公務員なので「安定」があると思われる自衛隊も、今は「危険」という印象が上回っているようだ。
4位が「政治家」で、5位が「介護士」
表面上は「立派な仕事」と言われていても、実際は、こう見られているのかと思ってしまう。
6位「医師」、7位「看護師」も大変そう、という理由が多いようだ。
このランキングだと、ベネッセの「小学生のなりたい仕事ランキング」3年連続で1位が「YouTuber」なので、かなりの違いがあるように思う。
どうして、このギャップが生まれてしまうのだろうか。
なりたい仕事の理由
「親ガチャ」という言葉が広まったように「階級の固定化」が進んでいて、情報が手に入りやすくなった現在では、おそらくは小学生でも、生まれた家庭で、将来はかなり決まるのではないか、という思いが、昔より強くなっているように思う。

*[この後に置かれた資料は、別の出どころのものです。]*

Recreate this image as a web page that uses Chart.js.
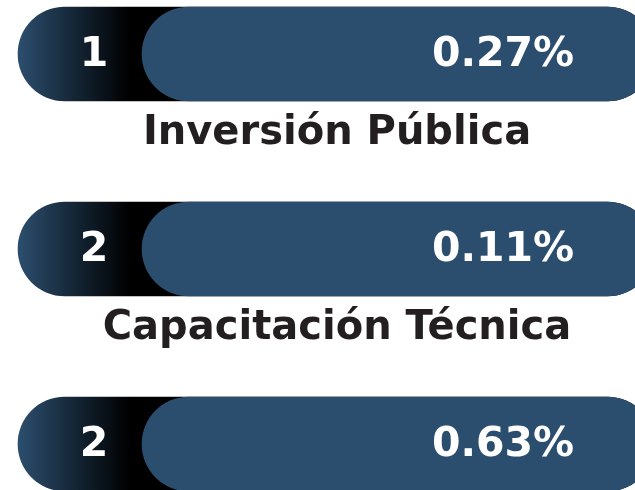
<!DOCTYPE html>
<html lang="es">
<head>
  <meta charset="utf-8">
  <title>Indicadores</title>
  <script src="https://cdn.jsdelivr.net/npm/chart.js@4.4.1/dist/chart.umd.min.js"></script>
  <style>
    html, body { margin: 0; padding: 0; background: #fff; }
    #wrap { width: 635px; height: 490px; position: relative; }
  </style>
</head>
<body>
<div id="wrap">
  <canvas id="rankChart"></canvas>
</div>
<script>
// data
var categories = ['Inversión Pública', 'Capacitación Técnica', ''];
var ranks = [1, 2, 2];
var percents = [0.27, 0.11, 0.63];

var blue = '#2c4e6e';
var ink = '#231f20';

// every row is a full-length pill; the value pill starts after the rank cap
var trackEnd = 1;
var valueStart = 0.195;

var rankGradient = function(context) {
  var chart = context.chart;
  var area = chart.chartArea;
  if (!area) return blue;
  var g = chart.ctx.createLinearGradient(area.left, 0, area.left + 112, 0);
  g.addColorStop(0, blue);
  g.addColorStop(0.45, '#172a3c');
  g.addColorStop(1, '#000000');
  return g;
};

var textPlugin = {
  id: 'rowText',
  afterDatasetsDraw: function(chart) {
    var ctx = chart.ctx;
    var meta = chart.getDatasetMeta(1);
    var rankMeta = chart.getDatasetMeta(0);
    ctx.save();
    ctx.textBaseline = 'middle';
    ctx.textAlign = 'center';
    for (var i = 0; i < categories.length; i++) {
      var y = meta.data[i].y;
      ctx.fillStyle = '#ffffff';
      ctx.font = 'bold 41px "DejaVu Sans", sans-serif';
      ctx.fillText(String(ranks[i]), rankMeta.data[i].base + 76, y + 1);
      ctx.fillText(percents[i].toFixed(2) + '%', 503, y + 1);

      if (categories[i]) {
        ctx.fillStyle = ink;
        ctx.font = 'bold 40px "DejaVu Sans", sans-serif';
        ctx.fillText(categories[i], 337, y + 80);
      }
    }
    ctx.restore();
  }
};

var ctx = document.getElementById('rankChart').getContext('2d');
var chart = new Chart(ctx, {
  type: 'bar',
  data: {
    labels: categories,
    datasets: [{
      label: 'Posición',
      data: categories.map(function() { return [0, trackEnd]; }),
      backgroundColor: rankGradient,
      borderRadius: 47,
      borderSkipped: false,
      barThickness: 94,
      order: 2,
      clip: false
    }, {
      label: 'Porcentaje',
      data: categories.map(function() { return [valueStart, trackEnd]; }),
      backgroundColor: blue,
      borderRadius: 47,
      borderSkipped: false,
      barThickness: 94,
      order: 1,
      clip: false
    }]
  },
  options: {
    indexAxis: 'y',
    responsive: true,
    maintainAspectRatio: false,
    animation: false,
    grouped: false,
    layout: { padding: { top: 54, bottom: 46, left: 18, right: 0 } },
    scales: {
      x: { display: false, min: 0, max: 0.97 },
      y: { display: false, offset: false, grid: { display: false } }
    },
    plugins: {
      legend: { display: false },
      tooltip: { enabled: false }
    }
  },
  plugins: [textPlugin]
});
</script>
</body>
</html>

かなり昔の小学生だった自分の記憶でも、社宅に住んでいると、同じ会社であっても、親の学歴によって、出世のスピードなどに露骨な差があるのを感じていたくらいだったから、今の方が、もっと深刻な違いがあるのを思うと、「3年連続YouTuberが1位」も、ただ身近な有名人で、華やかそうで、馴染みがあるから、という理由だけではない可能性がある。
YouTuberとして成功するかどうかは分からないし、将来は、もっと成功の確率が減っているのも、ここ何年かのYouTube界を見ていても、小学生にとっても、おそらくは想像がついているのではないだろうか。
だけど、同時に、「親ガチャ」によって、だいたいの未来が見えてしまっているし、ブラック企業という言葉もよく聞くから会社員であることさえ大変そうだから、いくら頑張っても、明るい未来はないとわかってしまっているのかもしれない。
そうであれば、始まるのには手軽で、起業のように元手がたくさんかかるわけでもなく、少なくとも、表面上は楽しそうに見えるし、別にYouTube界の「未来のリーダー」を目指さなくても、日々が楽しく過ごせる手段として、YouTubeの動画を投稿するのが仕事になったらいいな、といった、切実でささやかな夢としての「なりたい仕事はYouTuber」という可能性はないだろうか。
さらには、大きそうな企業でもリストラがあったり、吸収合併されることも少なくないから、どこかの組織にすべてを預けるのも不安だから、ベスト10に入った職業を一つだけではなく、YouTuberも含む複数の仕事をして、リスクを減らしたいというような発想もあるのかもしれない。
ここ10年ほどの厳しくなる一方の社会情勢を見ていると、そんなことを考えてしまった。